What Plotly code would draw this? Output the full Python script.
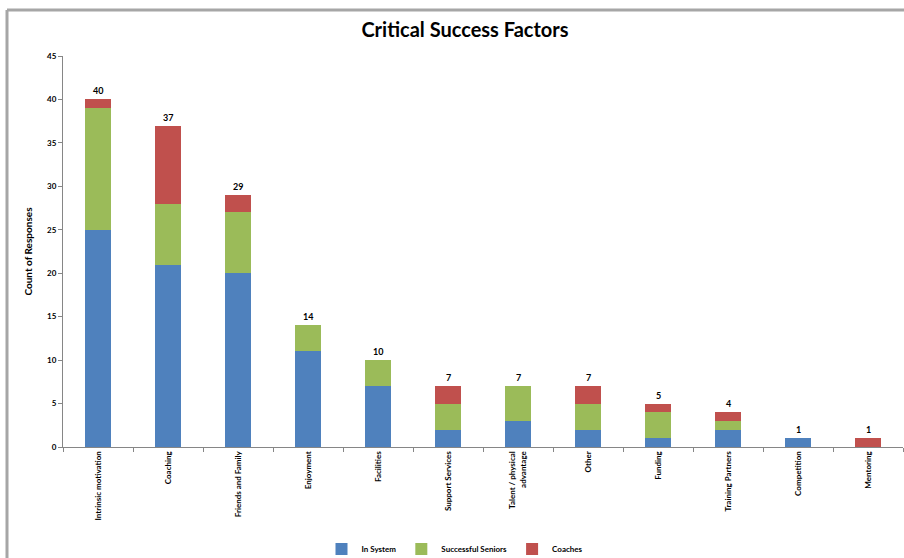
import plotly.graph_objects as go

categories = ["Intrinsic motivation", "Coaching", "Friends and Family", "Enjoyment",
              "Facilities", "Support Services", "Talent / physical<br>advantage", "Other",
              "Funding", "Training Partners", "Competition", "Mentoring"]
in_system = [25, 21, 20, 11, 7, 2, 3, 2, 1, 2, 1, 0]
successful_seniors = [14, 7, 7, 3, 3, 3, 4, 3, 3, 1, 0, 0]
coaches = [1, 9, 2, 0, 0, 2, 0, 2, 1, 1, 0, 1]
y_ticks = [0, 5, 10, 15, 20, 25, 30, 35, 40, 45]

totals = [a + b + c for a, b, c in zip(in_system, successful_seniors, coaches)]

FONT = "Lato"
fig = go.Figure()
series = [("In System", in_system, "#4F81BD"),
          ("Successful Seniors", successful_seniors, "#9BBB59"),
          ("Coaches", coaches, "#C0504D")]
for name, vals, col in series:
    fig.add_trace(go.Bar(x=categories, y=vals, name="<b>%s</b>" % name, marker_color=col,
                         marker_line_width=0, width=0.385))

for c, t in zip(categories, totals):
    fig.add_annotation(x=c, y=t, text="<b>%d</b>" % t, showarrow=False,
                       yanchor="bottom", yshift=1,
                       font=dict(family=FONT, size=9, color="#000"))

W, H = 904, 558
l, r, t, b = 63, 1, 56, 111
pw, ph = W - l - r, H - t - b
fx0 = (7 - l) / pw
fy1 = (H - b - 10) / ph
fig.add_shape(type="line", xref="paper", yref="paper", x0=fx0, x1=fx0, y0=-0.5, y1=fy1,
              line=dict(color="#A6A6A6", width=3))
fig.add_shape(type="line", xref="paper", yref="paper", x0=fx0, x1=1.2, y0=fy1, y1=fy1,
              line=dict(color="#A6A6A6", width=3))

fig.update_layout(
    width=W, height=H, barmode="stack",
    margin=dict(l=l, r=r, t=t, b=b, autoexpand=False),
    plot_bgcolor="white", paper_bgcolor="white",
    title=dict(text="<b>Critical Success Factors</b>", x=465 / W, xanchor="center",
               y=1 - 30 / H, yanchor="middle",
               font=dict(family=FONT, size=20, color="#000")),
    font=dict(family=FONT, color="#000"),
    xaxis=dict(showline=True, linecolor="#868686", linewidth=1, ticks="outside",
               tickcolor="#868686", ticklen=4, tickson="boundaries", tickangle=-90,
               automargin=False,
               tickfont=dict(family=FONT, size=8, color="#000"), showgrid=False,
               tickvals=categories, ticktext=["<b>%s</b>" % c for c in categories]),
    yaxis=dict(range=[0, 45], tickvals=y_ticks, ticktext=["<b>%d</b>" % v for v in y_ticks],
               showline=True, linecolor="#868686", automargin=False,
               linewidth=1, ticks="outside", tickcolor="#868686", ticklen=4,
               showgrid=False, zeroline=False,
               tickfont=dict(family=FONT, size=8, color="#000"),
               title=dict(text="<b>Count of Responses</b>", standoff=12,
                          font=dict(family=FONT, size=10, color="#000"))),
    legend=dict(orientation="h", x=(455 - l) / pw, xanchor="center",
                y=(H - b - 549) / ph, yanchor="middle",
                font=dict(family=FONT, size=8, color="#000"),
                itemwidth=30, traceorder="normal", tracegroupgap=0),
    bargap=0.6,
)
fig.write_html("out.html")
==
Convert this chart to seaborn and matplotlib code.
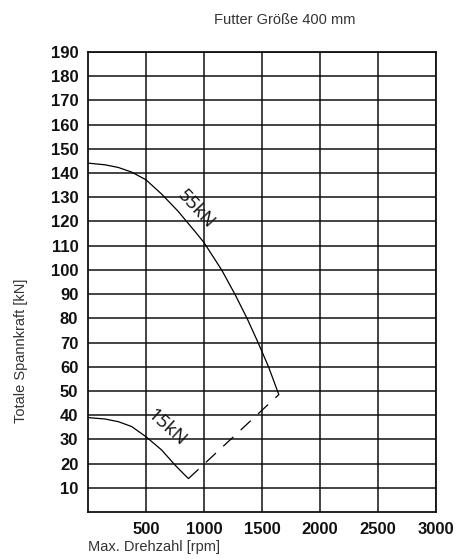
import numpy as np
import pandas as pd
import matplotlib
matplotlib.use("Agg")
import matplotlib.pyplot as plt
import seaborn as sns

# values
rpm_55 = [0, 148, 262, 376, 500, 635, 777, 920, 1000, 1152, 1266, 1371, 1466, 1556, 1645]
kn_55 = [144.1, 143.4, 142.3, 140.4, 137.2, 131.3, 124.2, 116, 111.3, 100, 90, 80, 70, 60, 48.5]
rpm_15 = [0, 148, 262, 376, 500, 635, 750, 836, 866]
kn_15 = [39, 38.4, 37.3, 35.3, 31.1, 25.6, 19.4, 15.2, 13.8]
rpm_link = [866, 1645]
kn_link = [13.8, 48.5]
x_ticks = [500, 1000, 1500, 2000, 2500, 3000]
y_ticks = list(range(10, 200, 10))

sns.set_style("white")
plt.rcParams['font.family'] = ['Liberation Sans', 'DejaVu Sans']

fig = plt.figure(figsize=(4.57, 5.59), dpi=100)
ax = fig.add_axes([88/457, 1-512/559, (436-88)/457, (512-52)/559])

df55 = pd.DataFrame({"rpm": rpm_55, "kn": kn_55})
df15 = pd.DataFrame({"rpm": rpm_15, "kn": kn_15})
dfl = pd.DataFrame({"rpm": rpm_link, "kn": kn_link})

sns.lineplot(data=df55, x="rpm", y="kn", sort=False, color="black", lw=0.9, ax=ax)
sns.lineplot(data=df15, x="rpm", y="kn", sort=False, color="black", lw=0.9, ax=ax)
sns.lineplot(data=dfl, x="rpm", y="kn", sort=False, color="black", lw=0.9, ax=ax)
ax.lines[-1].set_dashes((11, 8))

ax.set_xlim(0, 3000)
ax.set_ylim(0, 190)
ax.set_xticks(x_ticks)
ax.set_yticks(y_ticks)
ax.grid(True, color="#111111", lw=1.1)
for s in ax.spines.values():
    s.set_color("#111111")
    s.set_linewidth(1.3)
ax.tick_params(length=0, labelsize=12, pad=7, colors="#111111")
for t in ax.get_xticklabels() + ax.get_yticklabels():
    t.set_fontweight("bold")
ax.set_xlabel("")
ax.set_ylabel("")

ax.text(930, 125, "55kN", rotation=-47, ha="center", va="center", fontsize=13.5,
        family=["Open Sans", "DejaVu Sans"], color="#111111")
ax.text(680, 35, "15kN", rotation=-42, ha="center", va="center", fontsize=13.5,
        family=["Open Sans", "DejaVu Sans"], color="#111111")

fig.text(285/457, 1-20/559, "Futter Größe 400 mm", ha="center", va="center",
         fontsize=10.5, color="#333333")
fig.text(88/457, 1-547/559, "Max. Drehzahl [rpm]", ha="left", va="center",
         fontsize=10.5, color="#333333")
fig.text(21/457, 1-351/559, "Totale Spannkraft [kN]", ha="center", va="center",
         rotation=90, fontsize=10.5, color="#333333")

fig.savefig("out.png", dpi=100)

_What to do_.
Start with the line that includes "Convert this chart" and finish with the line that includes "import seaborn as sns": reproduce those lines exactly, nothing before or after, and omit any pictures.

_Written answer_.
Convert this chart to seaborn and matplotlib code.
import numpy as np
import pandas as pd
import matplotlib
matplotlib.use("Agg")
import matplotlib.pyplot as plt
import seaborn as sns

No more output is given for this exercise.